Tempat Sampah Raksasa
Posted by Titania Febrianti on December 15, 2009
Pernahkah Anda berkunjung ke Kebun Raya Bogor? Kunjunganku ke tempat ini sudah tak terhitung lagi sejak menjalankan penugasan dibantu para peneliti LIPI di sana, seperti saat membuat artikel tentang kisah anggrekCymbidium hartinahianum dalam artikel Anggrek Ilalang Kehilangan Padang edisi September 2009 atau kisah sebutir biji rafflesia yang akan terbit pada edisi Januari 2010.
Setiap kali melewati gerbang kebun raya, mata yang biasanya dijejali oleh riuhnya jalan raya, kepulan asap knalpot, juga rapatnya gedung pencakar langit disuguhi pemandangan menyegarkan : Pepohonan menjulang tinggi dengan tekstur kulit kayu beraneka, belum lagi satwa yang hidup di atasnya. Banyak pohon punya beragam cerita seperti yang dikisahkan para peneliti Kebun Raya: Pohon yang memiliki penyangga di salah satu dahannya, pohon yang rusak kala helikopter berlatih mendarat saat George Bush hendak berkunjung, pohon yang menumbangi rumah kaca, pohon yang datang dari pulau lain di Indonesia, juga pohon unik yang berasal dari belahan lain di dunia.

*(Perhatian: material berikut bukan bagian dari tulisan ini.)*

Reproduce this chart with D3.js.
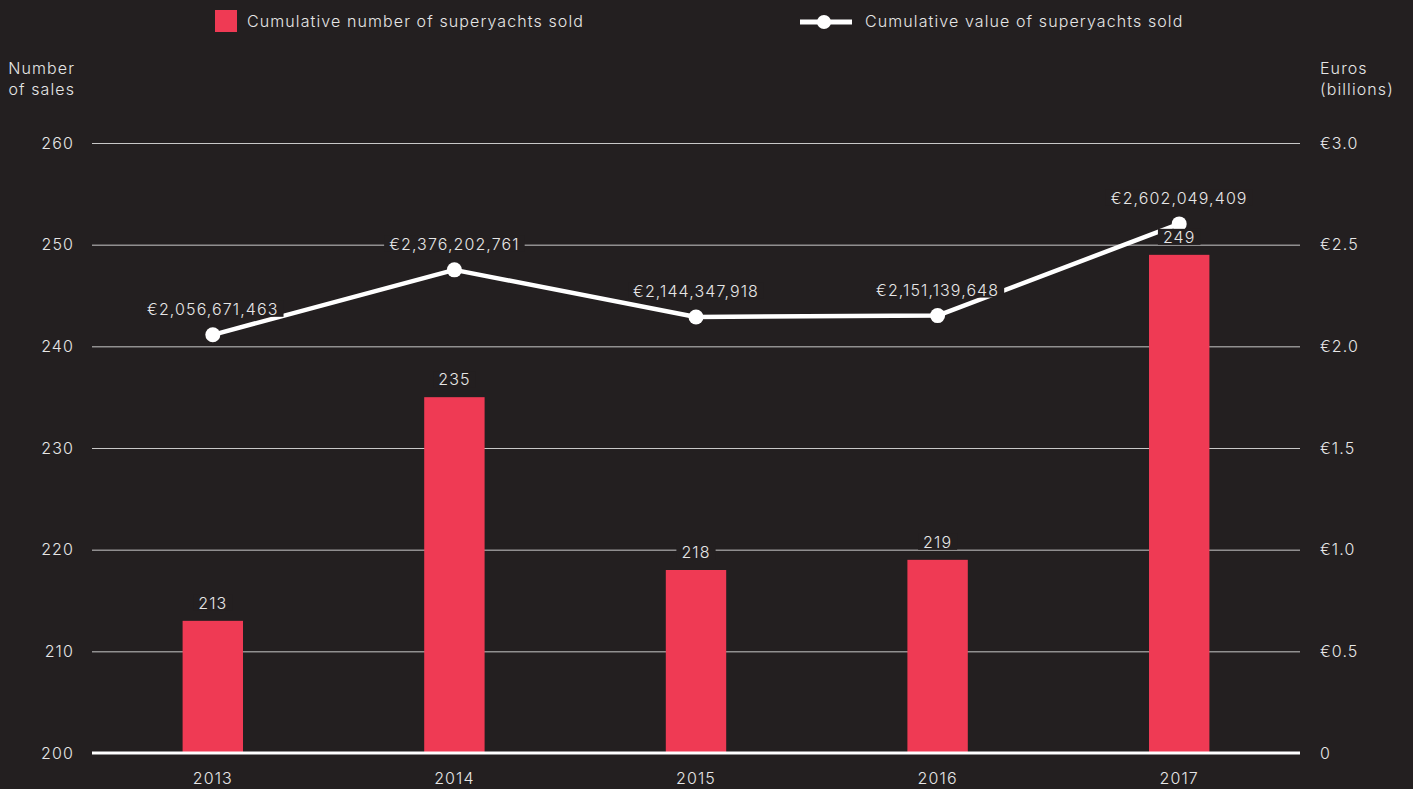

Di sana, aku selalu menyusur lapangan rumput yang luas terhampar, dengan beberapa balok kayu tergeletak di salah satu sisinya, sisa pohon tumbang. Kadang hamparan rumput hijau itu membentang sepi disela embusan angin. Kadang beberapa kelompok anak muda dengan berbagai atribut aneh berbaris sambil menyimak seniornya berbicara—mungkin sedang diplonco. Kadang sekelompok ibu-ibu berkerudung bersenda gurau di dekat pohon tumbang di atas sejumlah gelaran tikar—mungkin sedang menyelenggarakan arisan. Semua itu hanya selayang pandang sebelum aku sampai di laboratorium kultur jaringan, tempatku biasa berbincang dengan para peneliti.
Beberapa kali aku datang pada hari Jumat. Pada hari yang sama pula aku melihat banyak orang mondar-mandir mengenakan seragam olahraga. Mereka pegawai kebun raya, dugaku. Kadang mereka bekerja berkelompok di beberapa titik di Kebun Raya. Ada kalanya di sekitar pintu gerbang samping. Saat kutanyakan hal ini pada Sofi Mursidawati, peneliti anggrek serta raflesia, bayangan kebun raya yang cantik pun lenyap dalam benakku.
Kebun Raya Bogor yang sunyi dan Pasar Bogor yang hiruk pikuk hanya terpisah oleh sebuah tembok tinggi. Sedihnya, para pedagang seringkali sengaja melempar sampah yang mereka hasilkan hingga akhirnya mendarat di area kebun raya. Para pegawai kebun raya pun harus rela bekerja bakti membersihkan sampah-sampah dengan bau menusuk hidung itu.
“Saya juga tidak tahu bagaimana manajemen limbah industri di sekeliling kebun raya ini,” keluh Sofi. Dulu, kolam di kebun raya dihuni beragam spesies, memenuhi air yang jernih. Beberapa tahun terakhir, warna air berubah menjadi kehitaman. “Kadang baunya menyengat,” ujar Sofi. Binatang pun enggan mendekati kolam. Limbah industri masuk ke dalam, menampakkan minyak di atas air.
Belum lagi jika siswa taman kanak-kanak se-Bogor melakukan kegiatan di kebun raya diiringi orang tua masing-masing. Pada akhir acara kebun raya pun akan berubah menjadi tempat sampah raksasa. “Sulit menyadarkan mereka,” aku Sofi. Mengapa tak beri mereka kantung sampah agar sisa makanan bisa disimpan dan dibuang di tempat sampah? “Kantung pernah kita bagikan, tapi malah kantungnya sendiri yang jadi sampah,” jelas Sofi. “Pernah saya tegur para orang tua, agar anak-anaknya diajarkan untuk tidak membuang sampah sembarangan. Mau tahu jawaban mereka?” tanya Sofi. Saya mengangguk penasaran dan Sofi pun melanjutan, “Kata mereka: Yah, bu, namanya juga anak-anak….” dan pegawai kebersihan kebun raya pun harus kembali bekerja keras agar kawasan ini tampak apik kembali.